Alternative Business Coaching Philosophies - individual and team performance improvement


Contrast these two coaching philosophies - one where the fact that assume you can only change 20% of a person’s behaviour means that if you work out where they are now you can assess whether a 20% improvement gets you to the end point you want and whether that person is worth investing in; and the second approach which is anchored more in the power of the individual to have an instrumental role in improving their own performance and then crafting a strategy around getting that 20% improvement and what opportunities that creates. Just for the avoidance of doubt it is the latter that I ascribe to and focus my coaching interventions on.

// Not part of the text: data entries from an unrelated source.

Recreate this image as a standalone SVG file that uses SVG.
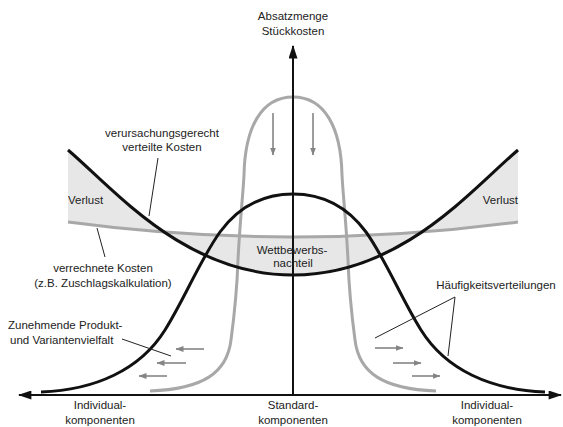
<svg xmlns="http://www.w3.org/2000/svg" width="563" height="427" viewBox="0 0 563 427">
<style>
text{font-family:"Liberation Sans",Arial,sans-serif;font-size:11.5px;fill:#222;text-anchor:middle}
.blk{fill:none;stroke:#111;stroke-width:3}
.gry{fill:none;stroke:#a8a8a8;stroke-width:3}
.ax{fill:none;stroke:#111;stroke-width:2}
.lead{fill:none;stroke:#222;stroke-width:1}
.ga{fill:none;stroke:#858585;stroke-width:1.6}
</style>
<defs>
<marker id="axh" viewBox="0 0 12 8" refX="11" refY="4" markerWidth="14" markerHeight="9" markerUnits="userSpaceOnUse" orient="auto-start-reverse">
<path d="M0,0 L12,4 L0,8 Z" fill="#111"/>
</marker>
<marker id="gh" viewBox="0 0 8 6" refX="7.5" refY="3" markerWidth="8" markerHeight="6" markerUnits="userSpaceOnUse" orient="auto">
<path d="M0,0 L8,3 L0,6 Z" fill="#858585"/>
</marker>
</defs>
<g id="cost-difference-area">
<path d="M68,150 C115,190 185,275 293,275 C401,275 471,190 518,150 L518,222 Q293,252 68,222 Z" fill="#e7e7e7" stroke="none"/>
</g>
<g id="verrechnete-kosten-curve"><path class="gry" d="M68,222 Q293,252 518,222"/></g>
<g id="gray-distribution"><path class="gry" d="M150,391 C203,389 227,373 231,340 C235,310 237,290 238,260 C240,220 243,195 244,175 C245,128 261,97 293,97 C325,97 341,128 342,175 C343,195 346,220 348,260 C349,290 351,310 355,340 C359,373 383,389 436,391"/></g>
<g id="black-distribution"><path class="blk" d="M41,392 C95,390 140,370 165,330 C185,298 200,260 220,232 C240,205 265,194 293,194 C321,194 346,205 366,232 C386,260 401,298 421,330 C446,370 491,390 545,392"/></g>
<g id="verteilte-kosten-curve"><path class="blk" d="M68,150 C115,190 185,275 293,275 C401,275 471,190 518,150"/></g>
<g id="axes">
<line class="ax" x1="293" y1="395" x2="293" y2="46" marker-end="url(#axh)"/>
<line class="ax" x1="19" y1="395" x2="561" y2="395" marker-start="url(#axh)" marker-end="url(#axh)"/>
</g>
<g id="connectors">
<line class="lead" x1="158" y1="158" x2="149" y2="216"/>
<line class="lead" x1="105" y1="257" x2="97" y2="228"/>
<line class="lead" x1="122" y1="339" x2="171" y2="356"/>
<line class="lead" x1="455" y1="297" x2="375" y2="338"/>
<line class="lead" x1="455" y1="297" x2="448" y2="356"/>
<line class="ga" x1="273" y1="113" x2="273" y2="155" marker-end="url(#gh)"/>
<line class="ga" x1="313" y1="113" x2="313" y2="155" marker-end="url(#gh)"/>
<line class="ga" x1="204" y1="349" x2="176" y2="349" marker-end="url(#gh)"/>
<line class="ga" x1="186" y1="363" x2="157" y2="363" marker-end="url(#gh)"/>
<line class="ga" x1="167" y1="376" x2="139" y2="376" marker-end="url(#gh)"/>
<line class="ga" x1="375" y1="348" x2="403" y2="348" marker-end="url(#gh)"/>
<line class="ga" x1="393" y1="363" x2="421" y2="363" marker-end="url(#gh)"/>
<line class="ga" x1="412" y1="376" x2="440" y2="376" marker-end="url(#gh)"/>
</g>
<g id="label-y-axis"><text x="293" y="20">Absatzmenge</text><text x="293" y="35">Stückkosten</text></g>
<g id="label-verteilte"><text x="162" y="137">verursachungsgerecht</text><text x="162" y="151">verteilte Kosten</text></g>
<g id="label-verlust-left"><text x="68" y="204" style="text-anchor:start">Verlust</text></g>
<g id="label-verlust-right"><text x="518" y="204" style="text-anchor:end">Verlust</text></g>
<g id="label-wettbewerb"><text x="292" y="254">Wettbewerbs-</text><text x="293" y="267">nachteil</text></g>
<g id="label-verrechnete"><text x="103" y="272">verrechnete Kosten</text><text x="103" y="287">(z.B. Zuschlagskalkulation)</text></g>
<g id="label-haeufigkeit"><text x="496" y="289">Häufigkeitsverteilungen</text></g>
<g id="label-zunehmende"><text x="8" y="329" style="text-anchor:start">Zunehmende Produkt-</text><text x="10" y="344" style="text-anchor:start">und Variantenvielfalt</text></g>
<g id="label-individual-left"><text x="100" y="409">Individual-</text><text x="100" y="424">komponenten</text></g>
<g id="label-standard"><text x="293" y="409">Standard-</text><text x="293" y="424">komponenten</text></g>
<g id="label-individual-right"><text x="487" y="409">Individual-</text><text x="487" y="424">komponenten</text></g>
</svg>
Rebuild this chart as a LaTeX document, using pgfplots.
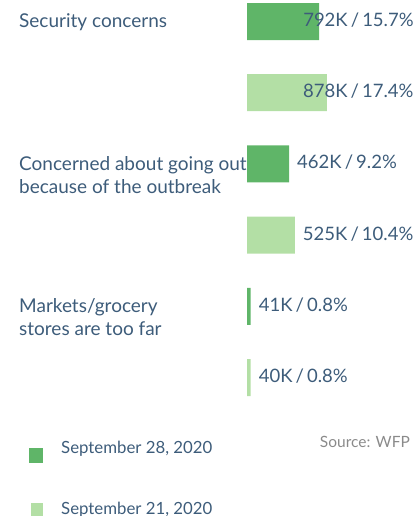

This should also be put in the context of measuring the overall effectiveness of a team versus the maximizing the performance of each team member. While there is clearly a threshold below which performance does become an issue and a question of how long you wait for the desired improvement, this is balanced by the need to allow for cyclical performance elements of team performance.  This refers to the situation where individuals can be up or down against plans at different times, but what matters is whether the team is moving forward and each individual contributes in the best way they can and over the long run proves valuable to the rest of the team.  Patience with this can depend on how willing individuals are to recognize where they are in that cycle, their awareness of whether things could change and openness to coaching so they are not seen as a drag on the rest of the team.   

Business Coaching then provides an essential element to help the individual work effectively in their team - pulling on their own resources and intuition to provide lasting improvements to to the way they approach their work.  This is different to a mentoring type approach where mentor can be seen to be potentially providing answers that should have been provided by the individuals themselves, creating dependence on their input, confusing line management processes, triggering defensive reactions of some members of the team and not generating sustainable performance improvement or buy-in and engagement to any change programme that the mentoring was supposed to be part of.  Some mentors can also have their own agendas that are difficult to manage.

There really does have to be clarity and trust between all parties if coaches are brought into a corporate environment - there should be no ambiguity about whether it is there truly to help an individual address issues that will improve their effectiveness and help them meet their own career goals or more assessment and peer comparison related as an input into other organisational decisions.  No point trying to offer a solution to a problem to someone who doesn’t recognise that the problem exists.